• Problem requirements
Copy exactly the lines that run from the top of the listing to the line containing "16, 18, 20]", both ends included, and omit the pictures.

[Raw data start]

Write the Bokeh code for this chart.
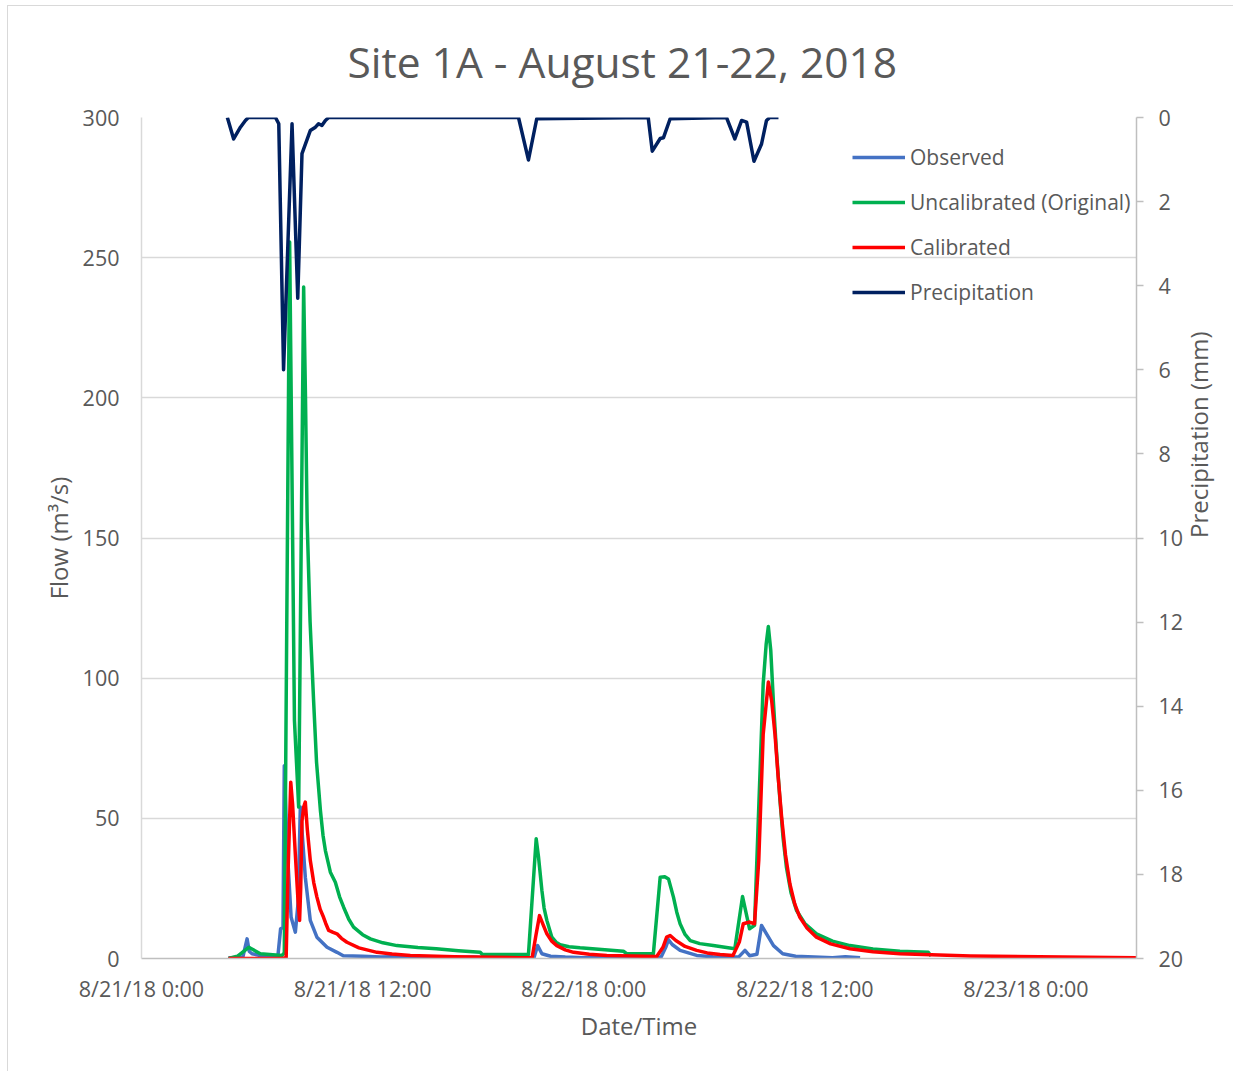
import math
from bokeh.plotting import figure
from bokeh.models import Range1d, LinearAxis, FixedTicker, Legend, LegendItem
from bokeh.embed import file_html
from bokeh.resources import INLINE

# ---- data (hours since 8/21/18 0:00) ----
title_text = "Site 1A - August 21-22, 2018"
x_ticks = [0, 12, 24, 36, 48]
x_tick_labels = ["8/21/18 0:00", "8/21/18 12:00", "8/22/18 0:00", "8/22/18 12:00", "8/23/18 0:00"]
flow_ticks = [0, 50, 100, 150, 200, 250, 300]
precip_ticks = [0, 2, 4, 6, 8, 10, 12, 14, 16, 18, 20]

obs_t = [4.72, 5.5, 5.73, 5.85, 6.0, 6.5, 7.4, 7.55, 7.68, 7.75, 7.9, 8.12, 8.35, 8.5, 8.62, 8.75,
         8.89, 9.16, 9.52, 10.07, 10.61, 10.95, 12.0, 13.0, 14.0, 15.0, 16.0, 17.0, 18.0, 19.0,
         20.0, 21.3, 21.5, 21.73, 22.2, 23.0, 24.0, 25.0, 26.0, 27.0, 28.2, 28.45, 28.6, 28.8,
         29.23, 30.13, 31.0, 32.4, 32.75, 33.0, 33.4, 33.65, 33.92, 34.3, 34.8, 35.5, 36.5,
         37.5, 38.2, 39.0]
obs_q = [0.2, 0.5, 7.0, 2.5, 1.7, 1.0, 0.7, 10.6, 11.0, 68.8, 40.0, 14.7, 9.4, 20.0, 54.0, 42.0,
         29.0, 13.6, 7.6, 4.0, 2.2, 1.0, 0.8, 0.5, 0.7, 0.3, 0.5, 0.3, 0.5, 0.3,
         0.4, 0.3, 4.6, 1.7, 0.8, 0.5, 0.3, 0.5, 0.3, 0.4, 0.5, 4.0, 6.7, 5.0,
         2.9, 1.1, 0.6, 0.5, 2.9, 1.0, 1.5, 11.8, 8.8, 4.6, 1.7, 0.8, 0.5,
         0.3, 0.6, 0.3]

unc_t = [4.72, 5.2, 5.82, 6.45, 7.63, 7.75, 8.04, 8.3, 8.53, 8.8, 8.9, 8.99, 9.15, 9.34, 9.5,
         9.71, 9.85, 9.98, 10.25, 10.52, 10.75, 10.97, 11.25, 11.51, 12.0, 12.42, 13.1, 13.86,
         15.0, 16.0, 17.2, 18.38, 18.5, 21.0, 21.42, 21.55, 21.73, 21.85, 22.0, 22.27, 22.5,
         22.72, 23.2, 23.8, 26.15, 26.33, 27.78, 28.15, 28.4, 28.6, 28.87, 29.05, 29.23, 29.5,
         29.78, 30.3, 31.03, 32.2, 32.62, 33.0, 33.27, 33.74, 33.9, 34.02, 34.15, 34.29, 34.45,
         34.65, 34.82, 35.0, 35.25, 35.55, 36.0, 36.63, 37.5, 38.45, 39.7, 41.16, 42.7, 42.85]
unc_q = [0.0, 0.8, 4.0, 1.7, 1.1, 2.0, 255.6, 85.0, 54.0, 239.5, 200.0, 156.0, 120.0, 92.0, 70.0,
         52.8, 44.0, 38.5, 30.8, 27.2, 22.0, 18.3, 14.0, 11.2, 8.5, 7.0, 5.6, 4.6,
         3.9, 3.5, 2.8, 2.2, 1.4, 1.4, 42.7, 36.0, 24.3, 18.0, 13.6, 7.6, 5.8,
         4.9, 4.2, 3.8, 2.6, 1.7, 1.7, 29.0, 29.2, 28.4, 21.9, 16.5, 12.4, 8.6,
         6.4, 5.3, 4.6, 3.5, 22.1, 10.6, 11.8, 98.0, 112.0, 118.4, 110.0, 92.0, 75.0,
         56.4, 43.0, 32.6, 23.5, 17.1, 12.5, 8.8, 6.2, 4.6, 3.4, 2.6, 2.2, 0.9]

cal_t = [4.72, 7.6, 7.85, 7.95, 8.1, 8.2, 8.35, 8.5, 8.58, 8.64, 8.71, 8.8, 8.89, 9.0, 9.16, 9.35,
         9.52, 9.7, 9.88, 10.0, 10.16, 10.4, 10.61, 10.85, 11.15, 11.8, 12.78, 13.6, 14.59, 17.0,
         20.5, 21.2, 21.4, 21.6, 21.8, 22.0, 22.25, 22.54, 23.0, 23.45, 24.3, 25.25, 27.96,
         28.3, 28.5, 28.69, 29.0, 29.5, 30.13, 30.7, 31.4, 32.1, 32.45, 32.66, 33.0, 33.27,
         33.5, 33.74, 34.02, 34.2, 34.38, 34.55, 34.74, 34.95, 35.19, 35.45, 35.73, 36.1,
         36.63, 37.4, 38.45, 39.7, 41.16, 45.0, 50.0, 54.0]
cal_q = [0.0, 0.0, 0.3, 30.0, 62.9, 55.0, 37.0, 20.0, 13.6, 25.0, 49.0, 54.0, 55.8, 46.0, 35.0, 27.0,
         21.9, 17.5, 14.7, 12.5, 10.0, 9.3, 8.8, 7.2, 5.8, 3.8, 2.2, 1.6, 1.1, 0.6,
         0.3, 0.3, 8.0, 15.3, 12.0, 8.8, 6.3, 4.6, 3.1, 2.2, 1.5, 1.1, 0.7,
         4.0, 7.6, 8.2, 6.4, 4.3, 2.9, 2.0, 1.4, 1.1, 6.0, 12.4, 13.0, 12.4,
         35.0, 80.0, 98.6, 92.0, 80.0, 65.0, 50.4, 37.0, 26.6, 19.5, 14.7, 11.0,
         7.6, 5.2, 3.5, 2.4, 1.7, 0.9, 0.5, 0.3]

pr_t = [4.66, 5.0, 5.37, 5.64, 5.8, 7.27, 7.45, 7.71, 8.17, 8.48, 8.71, 9.16, 9.44, 9.61, 9.79,
        9.98, 10.16, 20.46, 21.0, 21.45, 27.5, 27.72, 28.15, 28.33, 28.69, 31.75, 32.2, 32.57,
        32.84, 33.24, 33.65, 33.92, 34.1, 34.57]
pr_mm = [0.0, 0.51, 0.23, 0.07, 0.0, 0.0, 0.15, 6.0, 0.15, 4.3, 0.86, 0.31, 0.23, 0.15, 0.19,
         0.07, 0.0, 0.0, 1.01, 0.03, 0.0, 0.8, 0.5, 0.48, 0.03, 0.0, 0.51, 0.07,
         0.11, 1.04, 0.63, 0.07, 0.0, 0.0]

FONT = "Open Sans"
TXT = "#595959"

p = figure(width=1226, height=1066, output_backend="svg", toolbar_location=None,
           x_range=Range1d(0, 54), y_range=Range1d(0, 300),
           min_border_left=133, min_border_right=97, min_border_top=111, min_border_bottom=114)
p.styles = {"margin-left": "7px", "margin-top": "5px",
            "border-left": "1px solid #D9D9D9", "border-top": "1px solid #D9D9D9"}
p.outline_line_color = None
p.extra_y_ranges = {"precip": Range1d(20, 0)}

p.title.text = title_text
p.title.align = "left"
p.title.offset = 206
p.title.vertical_align = "top"
p.title.standoff = 52
p.title.text_font = FONT
p.title.text_font_size = "42.5px"
p.title.text_font_style = "normal"
p.title.text_color = TXT

# grid
p.xgrid.grid_line_color = None
p.ygrid.grid_line_color = "#D9D9D9"
p.ygrid.grid_line_width = 1.5
p.ygrid.ticker = FixedTicker(ticks=flow_ticks)

# x axis
xa = p.xaxis[0]
xa.ticker = FixedTicker(ticks=x_ticks)
xa.major_label_overrides = {t: l for t, l in zip(x_ticks, x_tick_labels)}
xa.axis_label = "Date/Time"
xa.axis_line_color = "#BFBFBF"
xa.axis_line_width = 1.5
xa.major_tick_line_color = None
xa.minor_tick_line_color = None
xa.major_tick_out = 0
xa.major_label_standoff = 15
xa.axis_label_standoff = 3

# left axis
ya = p.yaxis[0]
ya.ticker = FixedTicker(ticks=flow_ticks)
ya.axis_label = "Flow (m³/s)"
ya.axis_line_color = "#D9D9D9"
ya.axis_line_width = 1.5
ya.major_tick_line_color = None
ya.minor_tick_line_color = None
ya.major_tick_out = 0
ya.major_label_standoff = 22
ya.axis_label_standoff = 5

# right axis
ra = LinearAxis(y_range_name="precip", axis_label="Precipitation (mm)")
ra.ticker = FixedTicker(ticks=precip_ticks)
ra.axis_line_color = "#BFBFBF"
ra.axis_line_width = 1.5
ra.major_tick_line_color = "#BFBFBF"
ra.major_tick_line_width = 1.5
ra.major_tick_in = 0
ra.major_tick_out = 7
ra.minor_tick_line_color = None
ra.major_label_standoff = 15
ra.axis_label_standoff = 12
ra.axis_label_orientation = math.pi / 2
p.add_layout(ra, "right")

for ax in [xa, ya, ra]:
    ax.major_label_text_font = FONT
    ax.major_label_text_font_size = "21.5px"
    ax.major_label_text_color = TXT
    ax.axis_label_text_font = FONT
    ax.axis_label_text_font_size = "24px"
    ax.axis_label_text_font_style = "normal"
    ax.axis_label_text_color = TXT

LW = 3.5
r_obs = p.line(obs_t, obs_q, line_color="#4472C4", line_width=LW, line_join="round")
r_unc = p.line(unc_t, unc_q, line_color="#00B050", line_width=LW, line_join="round")
r_cal = p.line(cal_t, cal_q, line_color="#FF0000", line_width=LW, line_join="round")
r_pr = p.line(pr_t, pr_mm, line_color="#002060", line_width=LW, line_join="round",
              y_range_name="precip")

legend = Legend(items=[
    LegendItem(label="Observed", renderers=[r_obs]),
    LegendItem(label="Uncalibrated (Original)", renderers=[r_unc]),
    LegendItem(label="Calibrated", renderers=[r_cal]),
    LegendItem(label="Precipitation", renderers=[r_pr]),
], location=(711, 652))
legend.label_text_font = FONT
legend.label_text_font_size = "21px"
legend.label_text_color = TXT
legend.glyph_width = 53
legend.glyph_height = 20
legend.label_height = 20
legend.spacing = 17
legend.padding = 0
legend.margin = 0
legend.label_standoff = 5
legend.border_line_color = None
legend.background_fill_alpha = 0
p.add_layout(legend)

open("out.html", "w").write(file_html(p, INLINE))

[Raw data end]

• Result of this task
Write the Bokeh code for this chart.
import math
from bokeh.plotting import figure
from bokeh.models import Range1d, LinearAxis, FixedTicker, Legend, LegendItem
from bokeh.embed import file_html
from bokeh.resources import INLINE

# ---- data (hours since 8/21/18 0:00) ----
title_text = "Site 1A - August 21-22, 2018"
x_ticks = [0, 12, 24, 36, 48]
x_tick_labels = ["8/21/18 0:00", "8/21/18 12:00", "8/22/18 0:00", "8/22/18 12:00", "8/23/18 0:00"]
flow_ticks = [0, 50, 100, 150, 200, 250, 300]
precip_ticks = [0, 2, 4, 6, 8, 10, 12, 14, 16, 18, 20]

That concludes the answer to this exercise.